Dan Townsend, an internationally known Native American artist, recently spent a month at  the College of the Muscogee Nation on Oklahoma State University Institute of Technology’s campus sharing the art of  shell carving, the OSU-Okmulgee announced.
 
The artist taught Native American artisans, educators, tribal officials and area students to create ancient designs.
 
A citizen of the Muscogee (Creek) Nation in Florida, Townsend grew up in the Everglades of the Florida Keys. An artistic grandmother inspired him as a child to carve tikis and totems out of palm trunks. As he grew older, he started scribing Native American designs on shells, or “folapvs” (foe-la-pahs), for tribal elders. Townsend began selling his works at powwows and art shows.
 
Shell carving is now his full-time job and his works are in art collections all around the world, including Russia, Australia, New Zealand and Denmark.
 
Most of Townsend’s students for the summer workshop are of Muscogee (Creek) descent and many are Native American artists in their own right.
 
Sandy Fife Wilson, art teacher at Morris schools, and one of the Fife sisters well-known for their Muscogee (Creek) fashion designs, said, “My students do pottery, print making and leatherwork, but shells are a new material I’ve never worked with, and the designs have so much meaning.

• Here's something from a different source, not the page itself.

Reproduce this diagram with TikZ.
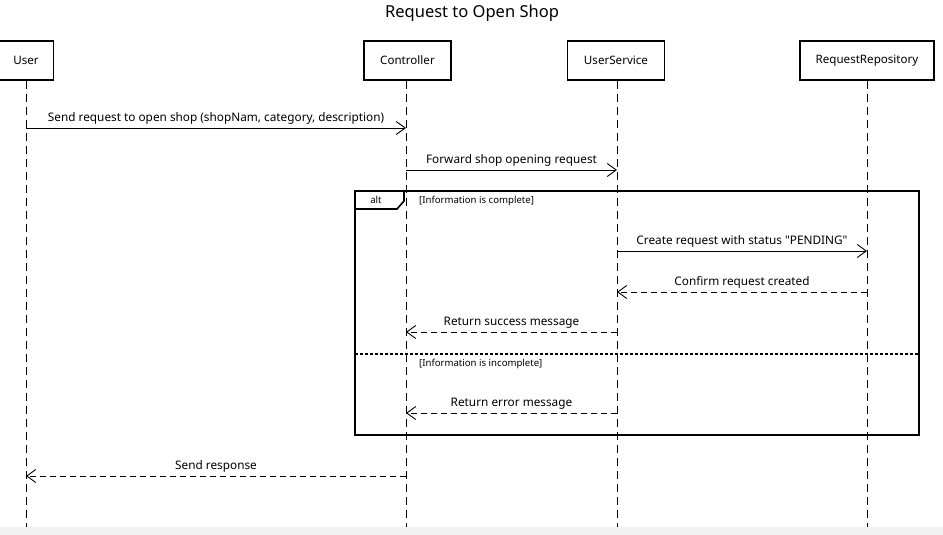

I’m looking forward to sharing this art form with my students.”
 
Unlike the ancient Native Americans, students used a wide variety of small, motorized tools and magnifiers in carving designs derived from the Muscogee Swift Creek people.
 
“I recently visited some tribal members who were creating Native American art using ancient tools and methods,” said Townsend. “I was amazed at how fast they were able to produce these works. What struck me was the communal rhythm they had as they worked. We are used to thinking that creating something must have taken a long time using primitive instruments, but this experience gave me a window into the past, and I saw how a people’s culture can be as powerful a factor as a new technology.”
 
Another student, Mike Berryhill, a Muscogee (Creek) bow maker and potter, feels Townsend’s shell carving class is important, because it provides Berryhill with yet another way to pass on an ancient tribal craft and custom to the next generation. “Actually it’s all connected; a lot of the carving bone tools were also used for making bows and shaping wooden utensils. Today, we use modern tools, but the methods are the same. As I work on these designs, I think back to several thousand years ago. I realize for my ancestors, this was their way of life.”